Asked about Army support for students interested in careers, either in civilian service or in uniform, Ferrell cited a plethora of programs.
• The Army Educational Outreach Program (AEOP) activities, for students in K-12 schools, undergraduate and graduate schools include STEM competitions, internships, provision of teacher resources, scholarships and fellowships, aimed at students of all proficiency levels.
• For students in kindergarten to middle school, AEOP offers experiences in mobile discovery centers, housed in 18-wheel tractor-trailer rigs that travel across the country to present programs designed to show young people that studying science and math can be fun.
• The Junior Solar Sprint program is a design engineering challenge in which 4th- to 8th-grade students race solar electric cars they've designed and built. It promotes teamwork and problem-solving skills, investigation of environmental issues, and development of hands-on engineering skills.
• The eCybermission program is a Web-based science, mathematics and technology competition for 6th- to 9th-grade students to promote self-discovery and enable all students to recognize the real-life applications of science, math and technology. Teams propose solutions to real problems in their communities and compete for regional and national awards.

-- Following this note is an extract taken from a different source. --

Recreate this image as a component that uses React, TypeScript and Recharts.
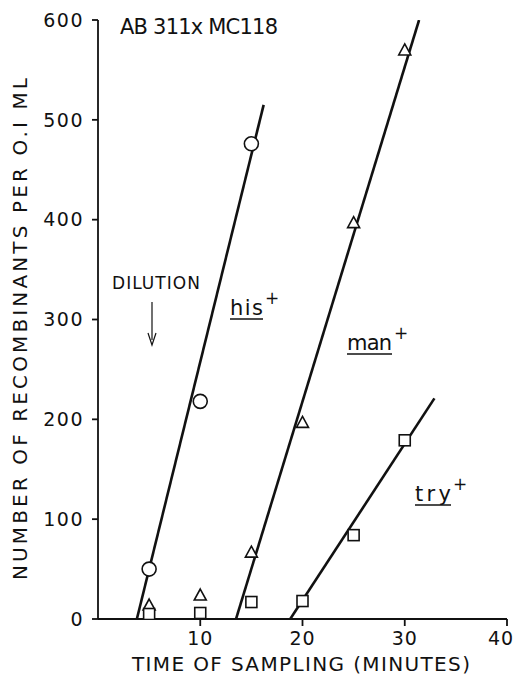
import {
  ComposedChart,
  Line,
  Scatter,
  XAxis,
  YAxis,
  Customized,
} from "recharts";

// sampling times (minutes)
const hisTimes = [5, 10, 15];
const hisCounts = [50, 218, 476];
const manTimes = [5, 10, 15, 20, 25, 30];
const manCounts = [14, 24, 67, 197, 397, 570];
const tryTimes = [5, 10, 15, 20, 25, 30];
const tryCounts = [5, 6, 17, 18, 84, 179];

// fitted lines
const hisFit = [
  { x: 3.8, y: 0 },
  { x: 16.2, y: 515 },
];
const manFit = [
  { x: 13.5, y: 0 },
  { x: 31.4, y: 600 },
];
const tryFit = [
  { x: 18.8, y: 0 },
  { x: 32.9, y: 221 },
];

const xTicks = [10, 20, 30, 40];
const yTicks = [0, 100, 200, 300, 400, 500, 600];

const toPoints = (xs: number[], ys: number[]) =>
  xs.map((x, i) => ({ x, y: ys[i] }));

const hisData = toPoints(hisTimes, hisCounts);
const manData = toPoints(manTimes, manCounts);
const tryData = toPoints(tryTimes, tryCounts);

const FONT = "'DejaVu Sans', sans-serif";
const INK = "#111";

const Circle = (p: any) => (
  <circle cx={p.cx} cy={p.cy} r={7} fill="#fff" stroke={INK} strokeWidth={1.6} />
);
const Triangle = (p: any) => (
  <path
    d={`M${p.cx},${p.cy - 6} L${p.cx + 6},${p.cy + 5} L${p.cx - 6},${p.cy + 5} Z`}
    fill="#fff"
    stroke={INK}
    strokeWidth={1.6}
  />
);
const Square = (p: any) => (
  <rect
    x={p.cx - 5.5}
    y={p.cy - 5.5}
    width={11}
    height={11}
    fill="#fff"
    stroke={INK}
    strokeWidth={1.6}
  />
);

// last label sits a bit left of its tick, as in the original
const XTick = (p: any) => {
  const shift = p.payload.value === 40 ? -6 : 0;
  return (
    <text
      x={p.x + shift}
      y={p.y + 17}
      textAnchor="middle"
      fontSize={19}
      fontFamily={FONT}
      fill={INK}
      letterSpacing={1}
    >
      {p.payload.value}
    </text>
  );
};

function Gene({ x, y, name, width }: { x: number; y: number; name: string; width: number }) {
  return (
    <g fontFamily={FONT} fill={INK}>
      <text x={x} y={y} fontSize={21} textLength={width} lengthAdjust="spacing">
        {name}
      </text>
      <line x1={x} x2={x + width} y1={y + 4} y2={y + 4} stroke={INK} strokeWidth={1.5} />
      <text x={x + width + 2} y={y - 11} fontSize={17}>
        +
      </text>
    </g>
  );
}

function Annotations() {
  return (
    <g fontFamily={FONT} fill={INK}>
      <text x={120} y={34} fontSize={21} textLength={158} lengthAdjust="spacing">
        AB 311x MC118
      </text>
      <text x={112} y={289} fontSize={17} textLength={88} lengthAdjust="spacing">
        DILUTION
      </text>
      <line x1={152} x2={152} y1={302} y2={340} stroke={INK} strokeWidth={1.2} />
      <path d="M148,333 L152,345 L156,333" fill="none" stroke={INK} strokeWidth={1.2} />
      <Gene x={230} y={315} name="his" width={33} />
      <Gene x={347} y={350} name="man" width={45} />
      <Gene x={415} y={501} name="try" width={36} />
      <text x={132} y={671} fontSize={20} textLength={338} lengthAdjust="spacing">
        TIME OF SAMPLING (MINUTES)
      </text>
      <text
        x={0}
        y={0}
        fontSize={20}
        textAnchor="middle"
        textLength={502}
        lengthAdjust="spacing"
        transform="translate(27,329) rotate(-90)"
      >
        NUMBER OF RECOMBINANTS PER O.I ML
      </text>
    </g>
  );
}

export default function App() {
  const tickStyle = { fontSize: 19, fill: INK, fontFamily: FONT, letterSpacing: 1.5 };
  return (
    <div style={{ position: "absolute", left: 0, top: 0, background: "#fff" }}>
      <ComposedChart
        width={519}
        height={678}
        margin={{ top: 20, right: 12, bottom: 29, left: 38 }}
      >
        <XAxis
          type="number"
          dataKey="x"
          domain={[0, 40]}
          ticks={xTicks}
          allowDataOverflow
          stroke={INK}
          strokeWidth={1.8}
          tickSize={7}
          tick={XTick}
          height={30}
        />
        <YAxis
          type="number"
          dataKey="y"
          domain={[0, 600]}
          ticks={yTicks}
          allowDataOverflow
          stroke={INK}
          strokeWidth={1.8}
          tickSize={6}
          tickMargin={8}
          tick={tickStyle}
          width={60}
        />
        <Line data={hisFit} dataKey="y" stroke={INK} strokeWidth={2.6} dot={false} isAnimationActive={false} />
        <Line data={manFit} dataKey="y" stroke={INK} strokeWidth={2.6} dot={false} isAnimationActive={false} />
        <Line data={tryFit} dataKey="y" stroke={INK} strokeWidth={2.6} dot={false} isAnimationActive={false} />
        <Scatter data={hisData} dataKey="y" shape={Circle} isAnimationActive={false} />
        <Scatter data={manData} dataKey="y" shape={Triangle} isAnimationActive={false} />
        <Scatter data={tryData} dataKey="y" shape={Square} isAnimationActive={false} />
        <Customized component={Annotations} />
      </ComposedChart>
    </div>
  );
}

• The Research & Engineering Apprenticeship Program (REAP) lets high-school juniors and seniors participate in a hands-on summer research experience through mentoring in university laboratories.
• Similarly, the High School Apprentice Program allows juniors and seniors to conduct research with Army-funded principal investigators as mentors in university labs.
• The Gains in the Education of Mathematics & Science program gives students in 7th- to 12th grades opportunities to participate in internships for one to four weeks in Army laboratories and learn technical skills. Advanced courses in subsequent years build on the prior experience.
Lt. Gen. Ferrell’s career is a shining example of the many opportunities available to young men and women who desire to serve our country. He emphasizes that these opportunities are available both in and out of uniform. “It’s about education, setting goals, striving for excellence in everything you do, and having a mentor or someone that can help guide you through your journey. But most important, the key to success is having a passion for what you do!”